Plotting code records
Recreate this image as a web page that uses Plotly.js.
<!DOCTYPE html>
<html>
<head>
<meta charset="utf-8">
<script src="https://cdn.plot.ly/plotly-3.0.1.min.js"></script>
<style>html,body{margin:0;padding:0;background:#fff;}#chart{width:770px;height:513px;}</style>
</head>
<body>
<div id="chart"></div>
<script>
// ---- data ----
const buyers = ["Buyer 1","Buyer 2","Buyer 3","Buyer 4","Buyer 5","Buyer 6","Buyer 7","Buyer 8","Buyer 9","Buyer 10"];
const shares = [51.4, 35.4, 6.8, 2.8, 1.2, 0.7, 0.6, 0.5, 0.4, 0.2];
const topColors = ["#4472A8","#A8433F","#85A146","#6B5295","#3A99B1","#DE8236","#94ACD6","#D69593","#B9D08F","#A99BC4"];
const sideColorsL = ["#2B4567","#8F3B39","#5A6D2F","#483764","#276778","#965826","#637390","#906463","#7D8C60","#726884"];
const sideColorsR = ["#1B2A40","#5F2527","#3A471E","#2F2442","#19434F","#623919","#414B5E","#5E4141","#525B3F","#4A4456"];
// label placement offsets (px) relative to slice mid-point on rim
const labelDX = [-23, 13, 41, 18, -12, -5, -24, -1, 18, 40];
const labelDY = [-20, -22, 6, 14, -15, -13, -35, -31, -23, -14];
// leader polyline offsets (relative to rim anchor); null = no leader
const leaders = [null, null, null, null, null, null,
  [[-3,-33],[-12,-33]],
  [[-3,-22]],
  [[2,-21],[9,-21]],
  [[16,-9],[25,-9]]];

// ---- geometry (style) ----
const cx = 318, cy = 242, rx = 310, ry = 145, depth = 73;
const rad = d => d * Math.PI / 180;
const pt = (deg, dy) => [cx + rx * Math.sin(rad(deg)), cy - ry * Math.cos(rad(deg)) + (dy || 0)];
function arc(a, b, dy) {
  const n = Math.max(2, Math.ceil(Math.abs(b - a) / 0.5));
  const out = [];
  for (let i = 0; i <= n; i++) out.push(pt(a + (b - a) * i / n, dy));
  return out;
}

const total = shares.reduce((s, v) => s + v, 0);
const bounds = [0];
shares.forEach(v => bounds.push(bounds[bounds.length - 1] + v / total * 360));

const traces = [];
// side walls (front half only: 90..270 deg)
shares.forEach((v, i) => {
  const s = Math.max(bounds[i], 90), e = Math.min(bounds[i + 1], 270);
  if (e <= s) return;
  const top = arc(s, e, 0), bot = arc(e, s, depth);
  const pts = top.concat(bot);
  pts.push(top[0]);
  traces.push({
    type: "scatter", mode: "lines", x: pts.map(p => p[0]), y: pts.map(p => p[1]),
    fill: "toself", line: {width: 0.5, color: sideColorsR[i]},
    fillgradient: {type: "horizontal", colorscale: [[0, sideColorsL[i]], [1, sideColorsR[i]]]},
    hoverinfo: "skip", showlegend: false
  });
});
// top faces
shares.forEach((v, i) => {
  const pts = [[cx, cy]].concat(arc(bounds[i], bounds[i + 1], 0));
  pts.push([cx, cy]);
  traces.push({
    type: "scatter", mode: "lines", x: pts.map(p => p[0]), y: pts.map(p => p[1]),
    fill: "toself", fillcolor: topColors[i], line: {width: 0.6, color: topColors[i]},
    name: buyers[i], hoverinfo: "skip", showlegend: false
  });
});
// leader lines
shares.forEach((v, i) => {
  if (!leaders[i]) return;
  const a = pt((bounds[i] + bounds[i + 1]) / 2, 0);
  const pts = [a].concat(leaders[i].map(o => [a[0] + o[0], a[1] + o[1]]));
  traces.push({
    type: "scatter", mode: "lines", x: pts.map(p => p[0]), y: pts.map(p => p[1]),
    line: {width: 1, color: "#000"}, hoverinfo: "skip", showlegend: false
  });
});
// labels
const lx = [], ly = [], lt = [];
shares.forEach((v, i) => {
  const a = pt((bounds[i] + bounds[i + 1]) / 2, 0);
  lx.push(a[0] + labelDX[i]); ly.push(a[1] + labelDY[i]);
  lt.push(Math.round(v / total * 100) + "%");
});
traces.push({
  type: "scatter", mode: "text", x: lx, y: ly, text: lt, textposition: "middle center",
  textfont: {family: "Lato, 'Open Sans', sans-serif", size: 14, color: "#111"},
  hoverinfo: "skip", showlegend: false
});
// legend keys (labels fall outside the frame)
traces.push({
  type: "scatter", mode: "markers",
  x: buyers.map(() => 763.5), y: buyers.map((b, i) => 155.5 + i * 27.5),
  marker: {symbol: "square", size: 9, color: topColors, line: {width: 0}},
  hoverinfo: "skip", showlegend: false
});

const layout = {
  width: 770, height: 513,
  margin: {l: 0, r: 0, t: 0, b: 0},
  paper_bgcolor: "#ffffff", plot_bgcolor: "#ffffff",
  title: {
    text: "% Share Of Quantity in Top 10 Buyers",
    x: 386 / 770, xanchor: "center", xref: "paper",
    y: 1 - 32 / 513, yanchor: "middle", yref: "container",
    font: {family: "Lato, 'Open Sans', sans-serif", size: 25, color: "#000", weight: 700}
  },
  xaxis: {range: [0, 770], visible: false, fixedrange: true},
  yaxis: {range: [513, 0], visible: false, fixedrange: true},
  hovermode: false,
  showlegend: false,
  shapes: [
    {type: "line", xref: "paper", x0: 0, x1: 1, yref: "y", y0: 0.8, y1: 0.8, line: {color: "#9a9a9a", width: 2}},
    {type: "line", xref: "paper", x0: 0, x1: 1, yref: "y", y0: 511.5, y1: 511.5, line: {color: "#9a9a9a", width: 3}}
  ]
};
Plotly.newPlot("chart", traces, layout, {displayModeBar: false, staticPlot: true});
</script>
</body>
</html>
--
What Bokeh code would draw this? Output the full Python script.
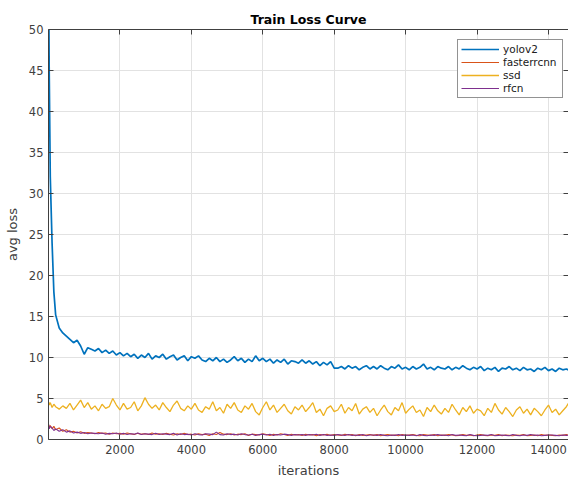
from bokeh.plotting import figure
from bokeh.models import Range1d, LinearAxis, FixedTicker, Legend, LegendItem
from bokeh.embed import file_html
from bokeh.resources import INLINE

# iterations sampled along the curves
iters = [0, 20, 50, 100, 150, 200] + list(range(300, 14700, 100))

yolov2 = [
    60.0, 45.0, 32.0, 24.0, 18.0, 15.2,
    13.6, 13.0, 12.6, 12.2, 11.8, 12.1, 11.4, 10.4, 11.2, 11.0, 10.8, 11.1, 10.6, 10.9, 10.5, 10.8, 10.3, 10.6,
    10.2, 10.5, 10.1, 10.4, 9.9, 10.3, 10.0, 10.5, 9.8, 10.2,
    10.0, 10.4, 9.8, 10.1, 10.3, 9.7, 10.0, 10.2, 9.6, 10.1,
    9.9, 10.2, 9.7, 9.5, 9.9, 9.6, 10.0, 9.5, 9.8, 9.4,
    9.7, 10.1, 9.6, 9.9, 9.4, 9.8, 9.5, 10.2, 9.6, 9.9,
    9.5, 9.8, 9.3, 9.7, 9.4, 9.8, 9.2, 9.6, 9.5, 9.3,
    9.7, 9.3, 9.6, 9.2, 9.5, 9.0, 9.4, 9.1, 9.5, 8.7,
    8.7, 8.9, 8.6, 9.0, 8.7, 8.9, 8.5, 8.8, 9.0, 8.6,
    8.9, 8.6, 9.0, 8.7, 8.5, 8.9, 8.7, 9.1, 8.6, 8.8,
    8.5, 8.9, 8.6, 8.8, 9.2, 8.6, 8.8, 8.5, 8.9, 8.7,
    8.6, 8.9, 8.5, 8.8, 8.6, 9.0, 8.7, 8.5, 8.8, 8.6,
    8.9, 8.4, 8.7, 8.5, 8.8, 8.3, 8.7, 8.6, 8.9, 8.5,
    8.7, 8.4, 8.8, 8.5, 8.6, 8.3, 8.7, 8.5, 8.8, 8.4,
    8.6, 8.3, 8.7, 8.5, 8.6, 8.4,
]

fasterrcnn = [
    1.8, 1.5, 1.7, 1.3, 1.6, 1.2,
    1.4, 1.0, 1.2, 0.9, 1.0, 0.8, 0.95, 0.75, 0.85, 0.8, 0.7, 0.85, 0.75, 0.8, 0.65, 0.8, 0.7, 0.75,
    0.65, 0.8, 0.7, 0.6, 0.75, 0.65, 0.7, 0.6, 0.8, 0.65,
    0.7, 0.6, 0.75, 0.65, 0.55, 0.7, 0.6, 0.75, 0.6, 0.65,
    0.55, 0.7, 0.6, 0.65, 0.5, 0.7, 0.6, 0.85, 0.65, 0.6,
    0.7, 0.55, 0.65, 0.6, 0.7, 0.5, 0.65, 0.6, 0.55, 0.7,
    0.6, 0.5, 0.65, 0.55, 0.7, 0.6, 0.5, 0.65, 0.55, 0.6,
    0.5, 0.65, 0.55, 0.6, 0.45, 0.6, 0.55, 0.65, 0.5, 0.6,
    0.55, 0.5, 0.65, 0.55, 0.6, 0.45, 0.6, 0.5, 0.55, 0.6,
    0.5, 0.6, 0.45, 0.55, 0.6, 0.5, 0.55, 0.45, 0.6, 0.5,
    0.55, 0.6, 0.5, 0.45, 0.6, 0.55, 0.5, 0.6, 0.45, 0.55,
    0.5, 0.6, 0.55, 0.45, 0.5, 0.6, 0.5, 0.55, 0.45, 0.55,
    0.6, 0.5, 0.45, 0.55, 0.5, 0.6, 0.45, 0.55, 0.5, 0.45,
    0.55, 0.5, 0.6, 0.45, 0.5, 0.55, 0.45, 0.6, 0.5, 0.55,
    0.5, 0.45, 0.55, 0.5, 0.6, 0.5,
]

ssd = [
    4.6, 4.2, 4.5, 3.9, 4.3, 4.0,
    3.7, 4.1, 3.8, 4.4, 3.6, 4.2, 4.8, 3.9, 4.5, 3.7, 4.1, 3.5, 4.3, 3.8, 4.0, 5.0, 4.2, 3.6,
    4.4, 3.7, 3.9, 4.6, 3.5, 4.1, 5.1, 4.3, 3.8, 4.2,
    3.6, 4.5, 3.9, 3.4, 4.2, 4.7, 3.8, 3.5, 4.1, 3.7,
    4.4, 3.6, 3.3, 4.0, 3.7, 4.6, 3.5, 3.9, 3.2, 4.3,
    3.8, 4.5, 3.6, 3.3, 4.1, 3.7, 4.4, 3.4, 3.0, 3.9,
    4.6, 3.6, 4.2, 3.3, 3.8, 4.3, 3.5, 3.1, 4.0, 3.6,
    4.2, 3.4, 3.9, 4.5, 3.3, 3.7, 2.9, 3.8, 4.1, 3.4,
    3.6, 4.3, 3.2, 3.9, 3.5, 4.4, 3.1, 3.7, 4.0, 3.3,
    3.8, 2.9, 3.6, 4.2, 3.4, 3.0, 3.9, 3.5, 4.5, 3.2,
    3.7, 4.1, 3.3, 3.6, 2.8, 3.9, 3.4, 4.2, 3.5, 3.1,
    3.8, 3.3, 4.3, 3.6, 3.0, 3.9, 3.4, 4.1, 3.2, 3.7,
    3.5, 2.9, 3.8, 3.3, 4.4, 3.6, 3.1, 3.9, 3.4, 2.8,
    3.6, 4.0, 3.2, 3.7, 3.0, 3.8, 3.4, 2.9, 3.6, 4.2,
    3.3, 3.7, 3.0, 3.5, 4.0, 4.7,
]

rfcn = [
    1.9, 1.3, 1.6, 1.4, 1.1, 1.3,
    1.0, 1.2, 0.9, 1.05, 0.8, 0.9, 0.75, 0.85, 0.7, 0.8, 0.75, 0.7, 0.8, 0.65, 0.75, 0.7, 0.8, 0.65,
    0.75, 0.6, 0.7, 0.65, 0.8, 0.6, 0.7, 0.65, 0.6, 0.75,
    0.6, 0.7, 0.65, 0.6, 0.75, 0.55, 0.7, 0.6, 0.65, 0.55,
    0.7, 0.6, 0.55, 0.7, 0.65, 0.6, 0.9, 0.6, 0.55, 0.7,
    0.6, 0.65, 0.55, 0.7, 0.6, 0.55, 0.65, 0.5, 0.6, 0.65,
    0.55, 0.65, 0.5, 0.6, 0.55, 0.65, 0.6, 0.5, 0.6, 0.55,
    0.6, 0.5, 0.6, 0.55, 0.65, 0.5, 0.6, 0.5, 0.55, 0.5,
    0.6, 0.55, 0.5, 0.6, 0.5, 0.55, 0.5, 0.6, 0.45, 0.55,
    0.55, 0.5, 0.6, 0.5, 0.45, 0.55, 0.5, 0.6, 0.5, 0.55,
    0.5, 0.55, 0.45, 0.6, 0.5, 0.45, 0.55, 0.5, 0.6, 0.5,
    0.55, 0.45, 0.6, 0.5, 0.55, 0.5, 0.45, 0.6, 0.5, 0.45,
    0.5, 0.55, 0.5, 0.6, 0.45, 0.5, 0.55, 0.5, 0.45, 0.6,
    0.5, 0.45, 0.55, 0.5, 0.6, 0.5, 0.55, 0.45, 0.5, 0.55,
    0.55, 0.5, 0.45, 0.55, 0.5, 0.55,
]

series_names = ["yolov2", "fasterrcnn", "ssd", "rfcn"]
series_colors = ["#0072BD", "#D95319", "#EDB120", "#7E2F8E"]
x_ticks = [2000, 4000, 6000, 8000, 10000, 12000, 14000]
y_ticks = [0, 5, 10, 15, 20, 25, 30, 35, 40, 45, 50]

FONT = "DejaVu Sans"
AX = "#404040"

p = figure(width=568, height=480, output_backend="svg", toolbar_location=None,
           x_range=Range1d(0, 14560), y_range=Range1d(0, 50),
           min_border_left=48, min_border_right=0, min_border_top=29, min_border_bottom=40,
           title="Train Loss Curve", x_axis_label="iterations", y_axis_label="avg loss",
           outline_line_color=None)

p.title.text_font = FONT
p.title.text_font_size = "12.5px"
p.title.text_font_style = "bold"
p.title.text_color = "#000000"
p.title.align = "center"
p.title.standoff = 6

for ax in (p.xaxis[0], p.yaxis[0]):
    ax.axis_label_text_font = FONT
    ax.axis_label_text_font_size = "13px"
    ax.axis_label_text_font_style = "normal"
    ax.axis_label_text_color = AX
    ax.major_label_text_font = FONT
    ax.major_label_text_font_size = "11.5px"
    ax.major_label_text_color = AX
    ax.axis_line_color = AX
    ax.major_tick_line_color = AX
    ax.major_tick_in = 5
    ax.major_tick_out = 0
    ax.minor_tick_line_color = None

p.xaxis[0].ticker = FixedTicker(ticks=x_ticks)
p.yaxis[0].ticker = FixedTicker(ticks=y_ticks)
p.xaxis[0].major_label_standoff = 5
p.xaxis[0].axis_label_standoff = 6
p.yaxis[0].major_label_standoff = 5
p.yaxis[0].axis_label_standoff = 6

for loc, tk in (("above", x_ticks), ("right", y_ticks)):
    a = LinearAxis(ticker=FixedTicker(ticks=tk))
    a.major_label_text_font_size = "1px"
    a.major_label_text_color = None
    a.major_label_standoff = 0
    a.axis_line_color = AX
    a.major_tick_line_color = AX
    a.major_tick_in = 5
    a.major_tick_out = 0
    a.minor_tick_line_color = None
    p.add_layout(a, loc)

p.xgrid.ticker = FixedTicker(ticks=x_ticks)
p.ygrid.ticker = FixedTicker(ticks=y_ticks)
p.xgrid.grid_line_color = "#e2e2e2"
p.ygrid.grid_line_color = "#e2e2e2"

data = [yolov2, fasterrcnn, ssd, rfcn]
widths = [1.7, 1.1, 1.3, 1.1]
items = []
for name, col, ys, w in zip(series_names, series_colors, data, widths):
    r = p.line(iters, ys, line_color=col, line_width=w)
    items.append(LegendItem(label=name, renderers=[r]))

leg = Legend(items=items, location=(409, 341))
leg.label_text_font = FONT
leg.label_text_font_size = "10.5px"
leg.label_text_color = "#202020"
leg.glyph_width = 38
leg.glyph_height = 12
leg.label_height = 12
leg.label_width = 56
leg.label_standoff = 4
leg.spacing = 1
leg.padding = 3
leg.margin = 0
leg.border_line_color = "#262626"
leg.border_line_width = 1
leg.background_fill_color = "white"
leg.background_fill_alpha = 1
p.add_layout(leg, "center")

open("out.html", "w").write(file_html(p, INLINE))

Aim of the task
Omit all pictures, then copy the lines between the ones holding "What Bokeh code" and "iters = [0, 20, 50, 100, 150, 200]", inclusive.

Solution to this task
What Bokeh code would draw this? Output the full Python script.
from bokeh.plotting import figure
from bokeh.models import Range1d, LinearAxis, FixedTicker, Legend, LegendItem
from bokeh.embed import file_html
from bokeh.resources import INLINE

# iterations sampled along the curves
iters = [0, 20, 50, 100, 150, 200] + list(range(300, 14700, 100))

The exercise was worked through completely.